EXERCISE >> Produce an exact copy of all the data below, dropping every image.

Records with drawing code
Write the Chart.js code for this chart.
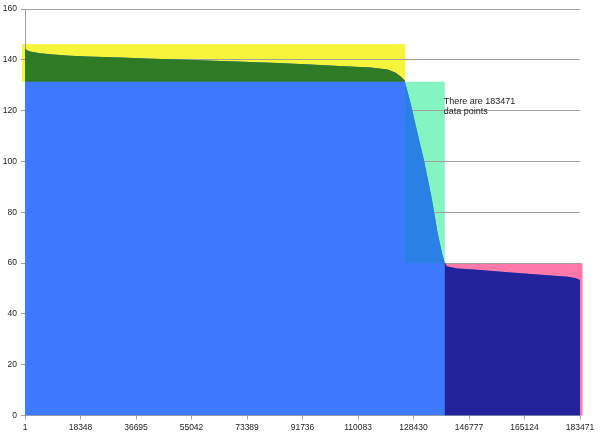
<!DOCTYPE html>
<html>
<head>
<meta charset="utf-8">
<script src="https://cdn.jsdelivr.net/npm/chart.js@4.4.1/dist/chart.umd.min.js"></script>
<style>
    html, body { margin: 0; padding: 0; background: #fff; }
    #wrap { width: 600px; height: 437px; position: relative; }
</style>
</head>
<body>
<div id="wrap"><canvas id="sortedChart"></canvas></div>
<script>
const pointIndex = [1, 663, 1657, 4969, 9274, 14904, 20534, 31462, 42391, 53650,
    64579, 72196, 83456, 94384, 105312, 114254, 119884, 122533, 124189, 125514,
    127501, 130051, 131906, 134456, 136344, 138000, 138760, 139420, 142968, 148366,
    159626, 170555, 179497, 182146, 183471];
const pointValue = [144.5, 143.8, 143.3, 142.6, 142.1, 141.6, 141.3, 140.9, 140.5, 140.1,
    139.6, 139.3, 138.8, 138.2, 137.5, 137.0, 136.2, 134.9, 133.5, 131.9,
    122.7, 109.6, 100.4, 85.5, 72.2, 63.1, 60.2, 58.8, 57.9, 57.5,
    56.4, 55.4, 54.6, 54.0, 53.3];
const xTickLabels = [1, 18348, 36695, 55042, 73389, 91736, 110083, 128430, 146777, 165124, 183471];

// Faixas destacadas: [xDe, xAte, yDe, yAte]
const bandTop = [-1000, 125760, 131.4, 146.2];
const bandDrop = [125760, 138770, 60, 131.4];
const bandTail = [138770, 184300, 0, 60];

const noteLines = ['There are 183471', 'data points'];
const noteAt = [138430, 123.6];

const bands = [bandTop, bandDrop, bandTail];
const bandColors = ['#f6f53c', '#84f4c2', '#ff78a8'];
const bandShade = ['#2f7a24', '#2a80e4', '#22229a'];

// Desenhar as faixas antes da grade e recolorir a área dentro delas
const bandPlugin = {
    id: 'bands',
    beforeDraw(chart) {
        const { ctx, scales: { x, y } } = chart;
        ctx.save();
        bands.forEach((b, i) => {
            const l = x.getPixelForValue(b[0]);
            const r = x.getPixelForValue(b[1]);
            const t = y.getPixelForValue(b[3]);
            const btm = y.getPixelForValue(b[2]);
            ctx.fillStyle = bandColors[i];
            ctx.fillRect(l, t, r - l, btm - t);
        });
        ctx.restore();
    },
    afterDatasetsDraw(chart) {
        const { ctx, scales: { x, y } } = chart;
        const pts = chart.getDatasetMeta(0).data;
        const base = y.getPixelForValue(0);
        ctx.save();
        ctx.beginPath();
        ctx.moveTo(pts[0].x, base);
        pts.forEach(p => ctx.lineTo(p.x, p.y));
        ctx.lineTo(pts[pts.length - 1].x, base);
        ctx.closePath();
        ctx.clip();
        bands.forEach((b, i) => {
            const l = x.getPixelForValue(b[0]);
            const r = x.getPixelForValue(b[1]);
            const t = y.getPixelForValue(b[3]);
            const btm = y.getPixelForValue(b[2]);
            ctx.fillStyle = bandShade[i];
            ctx.fillRect(l, t, r - l, btm - t);
        });
        ctx.restore();
    },
    afterDraw(chart) {
        const { ctx, scales: { x, y } } = chart;
        ctx.save();
        ctx.font = '9px "Liberation Sans", Arial, sans-serif';
        ctx.fillStyle = '#1a1a1a';
        ctx.textBaseline = 'middle';
        const px = x.getPixelForValue(noteAt[0]);
        const py = y.getPixelForValue(noteAt[1]);
        noteLines.forEach((line, i) => ctx.fillText(line, px, py + i * 10));
        ctx.restore();
    }
};

const tickFont = { family: '"Liberation Sans", Arial, sans-serif', size: 8.5 };

new Chart(document.getElementById('sortedChart'), {
    type: 'line',
    data: {
        datasets: [{
            data: pointIndex.map((v, i) => ({ x: v, y: pointValue[i] })),
            backgroundColor: '#3d7aff',
            borderWidth: 0,
            pointRadius: 0,
            tension: 0,
            fill: 'origin'
        }]
    },
    options: {
        responsive: true,
        maintainAspectRatio: false,
        animation: false,
        layout: { padding: { top: 8, right: 20, left: 0, bottom: 0 } },
        plugins: {
            legend: { display: false },
            tooltip: { enabled: false }
        },
        scales: {
            x: {
                type: 'linear',
                min: 1,
                max: 183471,
                afterBuildTicks(scale) {
                    scale.ticks = xTickLabels.map(v => ({ value: v }));
                },
                afterFit(scale) { scale.height = 21.5; },
                grid: { drawOnChartArea: false, drawTicks: true, tickLength: 4, color: '#a0a0a0' },
                border: { color: '#a0a0a0' },
                ticks: {
                    autoSkip: false,
                    maxRotation: 0,
                    padding: 3,
                    color: '#222',
                    font: tickFont,
                    callback: v => String(v)
                }
            },
            y: {
                min: 0,
                max: 160,
                afterFit(scale) { scale.width = 25; },
                grid: { color: '#a0a0a0', tickLength: 4 },
                border: { color: '#a0a0a0' },
                ticks: { stepSize: 20, padding: 4, color: '#222', font: tickFont }
            }
        }
    },
    plugins: [bandPlugin]
});
</script>
</body>
</html>
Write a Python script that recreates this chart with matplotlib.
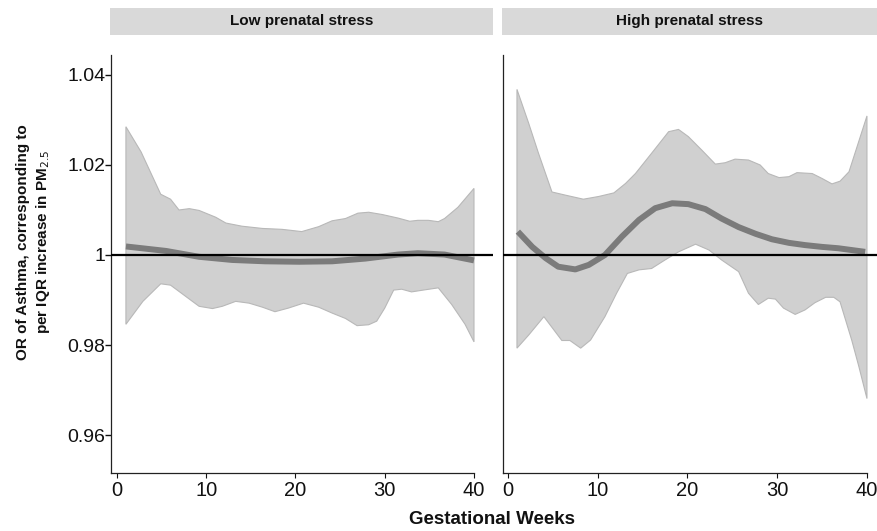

CORRECT OUTPUT >>
Write the Chart.js code for this chart.
<!DOCTYPE html>
<html>
<head>
<meta charset="utf-8">
<script src="https://cdn.jsdelivr.net/npm/chart.js@4.4.1/dist/chart.umd.min.js"></script>
<style>
    html, body { margin: 0; padding: 0; background: #fff; }
    #wrap { width: 600px; height: 437px; position: relative; }
</style>
</head>
<body>
<div id="wrap"><canvas id="sortedChart"></canvas></div>
<script>
const pointIndex = [1, 663, 1657, 4969, 9274, 14904, 20534, 31462, 42391, 53650,
    64579, 72196, 83456, 94384, 105312, 114254, 119884, 122533, 124189, 125514,
    127501, 130051, 131906, 134456, 136344, 138000, 138760, 139420, 142968, 148366,
    159626, 170555, 179497, 182146, 183471];
const pointValue = [144.5, 143.8, 143.3, 142.6, 142.1, 141.6, 141.3, 140.9, 140.5, 140.1,
    139.6, 139.3, 138.8, 138.2, 137.5, 137.0, 136.2, 134.9, 133.5, 131.9,
    122.7, 109.6, 100.4, 85.5, 72.2, 63.1, 60.2, 58.8, 57.9, 57.5,
    56.4, 55.4, 54.6, 54.0, 53.3];
const xTickLabels = [1, 18348, 36695, 55042, 73389, 91736, 110083, 128430, 146777, 165124, 183471];

// Faixas destacadas: [xDe, xAte, yDe, yAte]
const bandTop = [-1000, 125760, 131.4, 146.2];
const bandDrop = [125760, 138770, 60, 131.4];
const bandTail = [138770, 184300, 0, 60];

const noteLines = ['There are 183471', 'data points'];
const noteAt = [138430, 123.6];

const bands = [bandTop, bandDrop, bandTail];
const bandColors = ['#f6f53c', '#84f4c2', '#ff78a8'];
const bandShade = ['#2f7a24', '#2a80e4', '#22229a'];

// Desenhar as faixas antes da grade e recolorir a área dentro delas
const bandPlugin = {
    id: 'bands',
    beforeDraw(chart) {
        const { ctx, scales: { x, y } } = chart;
        ctx.save();
        bands.forEach((b, i) => {
            const l = x.getPixelForValue(b[0]);
            const r = x.getPixelForValue(b[1]);
            const t = y.getPixelForValue(b[3]);
            const btm = y.getPixelForValue(b[2]);
            ctx.fillStyle = bandColors[i];
            ctx.fillRect(l, t, r - l, btm - t);
        });
        ctx.restore();
    },
    afterDatasetsDraw(chart) {
        const { ctx, scales: { x, y } } = chart;
        const pts = chart.getDatasetMeta(0).data;
        const base = y.getPixelForValue(0);
        ctx.save();
        ctx.beginPath();
        ctx.moveTo(pts[0].x, base);
        pts.forEach(p => ctx.lineTo(p.x, p.y));
        ctx.lineTo(pts[pts.length - 1].x, base);
        ctx.closePath();
        ctx.clip();
        bands.forEach((b, i) => {
            const l = x.getPixelForValue(b[0]);
            const r = x.getPixelForValue(b[1]);
            const t = y.getPixelForValue(b[3]);
            const btm = y.getPixelForValue(b[2]);
            ctx.fillStyle = bandShade[i];
            ctx.fillRect(l, t, r - l, btm - t);
        });
        ctx.restore();
    },
    afterDraw(chart) {
        const { ctx, scales: { x, y } } = chart;
        ctx.save();
        ctx.font = '9px "Liberation Sans", Arial, sans-serif';
        ctx.fillStyle = '#1a1a1a';
        ctx.textBaseline = 'middle';
        const px = x.getPixelForValue(noteAt[0]);
        const py = y.getPixelForValue(noteAt[1]);
        noteLines.forEach((line, i) => ctx.fillText(line, px, py + i * 10));
        ctx.restore();
    }
};

const tickFont = { family: '"Liberation Sans", Arial, sans-serif', size: 8.5 };

new Chart(document.getElementById('sortedChart'), {
    type: 'line',
    data: {
        datasets: [{
            data: pointIndex.map((v, i) => ({ x: v, y: pointValue[i] })),
            backgroundColor: '#3d7aff',
            borderWidth: 0,
            pointRadius: 0,
            tension: 0,
            fill: 'origin'
        }]
    },
    options: {
        responsive: true,
        maintainAspectRatio: false,
        animation: false,
        layout: { padding: { top: 8, right: 20, left: 0, bottom: 0 } },
        plugins: {
            legend: { display: false },
            tooltip: { enabled: false }
        },
        scales: {
            x: {
                type: 'linear',
                min: 1,
                max: 183471,
                afterBuildTicks(scale) {
                    scale.ticks = xTickLabels.map(v => ({ value: v }));
                },
                afterFit(scale) { scale.height = 21.5; },
                grid: { drawOnChartArea: false, drawTicks: true, tickLength: 4, color: '#a0a0a0' },
                border: { color: '#a0a0a0' },
                ticks: {
                    autoSkip: false,
                    maxRotation: 0,
                    padding: 3,
                    color: '#222',
                    font: tickFont,
                    callback: v => String(v)
                }
            },
            y: {
                min: 0,
                max: 160,
                afterFit(scale) { scale.width = 25; },
                grid: { color: '#a0a0a0', tickLength: 4 },
                border: { color: '#a0a0a0' },
                ticks: { stepSize: 20, padding: 4, color: '#222', font: tickFont }
            }
        }
    },
    plugins: [bandPlugin]
});
</script>
</body>
</html>
Write a Python script that recreates this chart with matplotlib.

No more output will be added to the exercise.